New York Governor Andrew Cuomo has announced state-wide emergency regulations to stop the spread of Legionnaires’ disease. The new requirements, which take effect immediately, has made it mandatory for building owners to register and test their cooling towers over the next 30 days.
“This summer’s outbreak of Legionnaires’ disease caused concern in communities across the state, and today we are moving forward to help prevent future outbreaks and keep our neighborhoods safe,” Cuomo said in a press release.
“Our new emergency regulations will make sure that building owners live up to their responsibilities and provide health officials with critical information to counter the spread of Legionella bacteria. I want to reassure all New Yorkers: We are addressing the problem at its source and protecting the public health, statewide.”
The latest Legionnaires’ outbreak, which was discovered in July, has been the worst the city has ever experienced. It has affected 124 people, with most of the new cases coming from the Bronx. The area has been identified as the source of the outbreak, with city officials identifying five cooling towers in the area that contained Legionella bacteria.
The new regulations require building owners to register existing cooling towers with the State Department of Health over the next 30 days. All new cooling towers installed after that period must be registered before use.
The new rules also require frequent testing of cooling towers. Building owners must now obtain and test samples over the next 30 days, with tests being repeated every 90 days. It also requires a maintenance program for each building, which outlines things such as routine sampling schedules and procedures for “emergency testing and disinfection.”

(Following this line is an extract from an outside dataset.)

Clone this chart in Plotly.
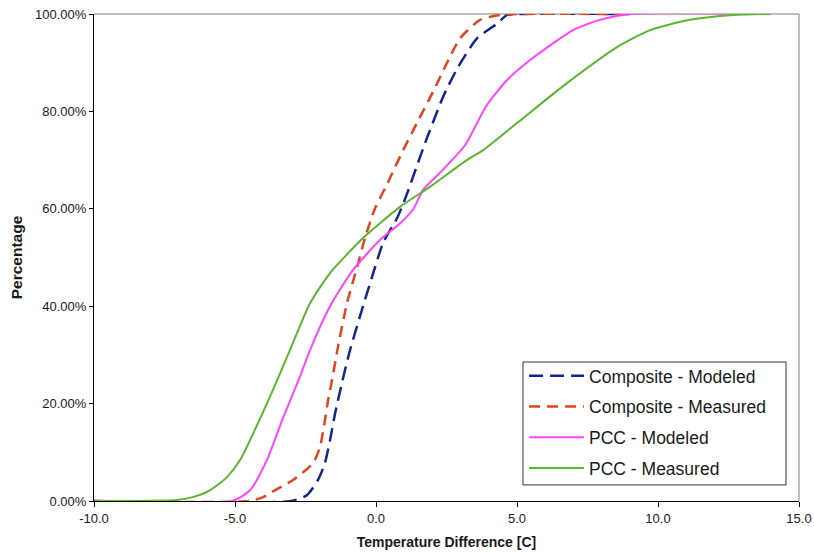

“Cooling towers have been implicated in several outbreaks of Legionnaire’s Disease in recent years. When they’re not properly maintained, these cooling towers can cause Legionella overgrowth that leads to Legionnaires’ disease,” said Dr. Howard Zucker, the commissioner of the State Department of Health.
The new rules come after New York City Health Commissioner Mary Bassett issued a directive that required building owners and managers to test and disinfect cooling towers for a two-week period. The order required the hiring of environmental consultants and the disinfection of towers.
“New York City’s Legionnaires’ outbreak is a tragic occurrence that could have been prevented with a regimented maintenance program and a regimented water treatment program,” said Daniel Donnelly, the CEO of HVAC contractor Donnelly Mechanical. Donnelly’s firm, which is offering its services to help building owners avoid penalties, is one of the few companies that may profit from the crisis. According to a New York Times report, the few firms that work with cooling towers have struggled to deal with a surge in orders.
The spread of Legionnaires’ has slowed down over the past two weeks. No new cases have been reported since August 3. The current death toll stands at 12 people, with the last two fatalities coming from the Bronx.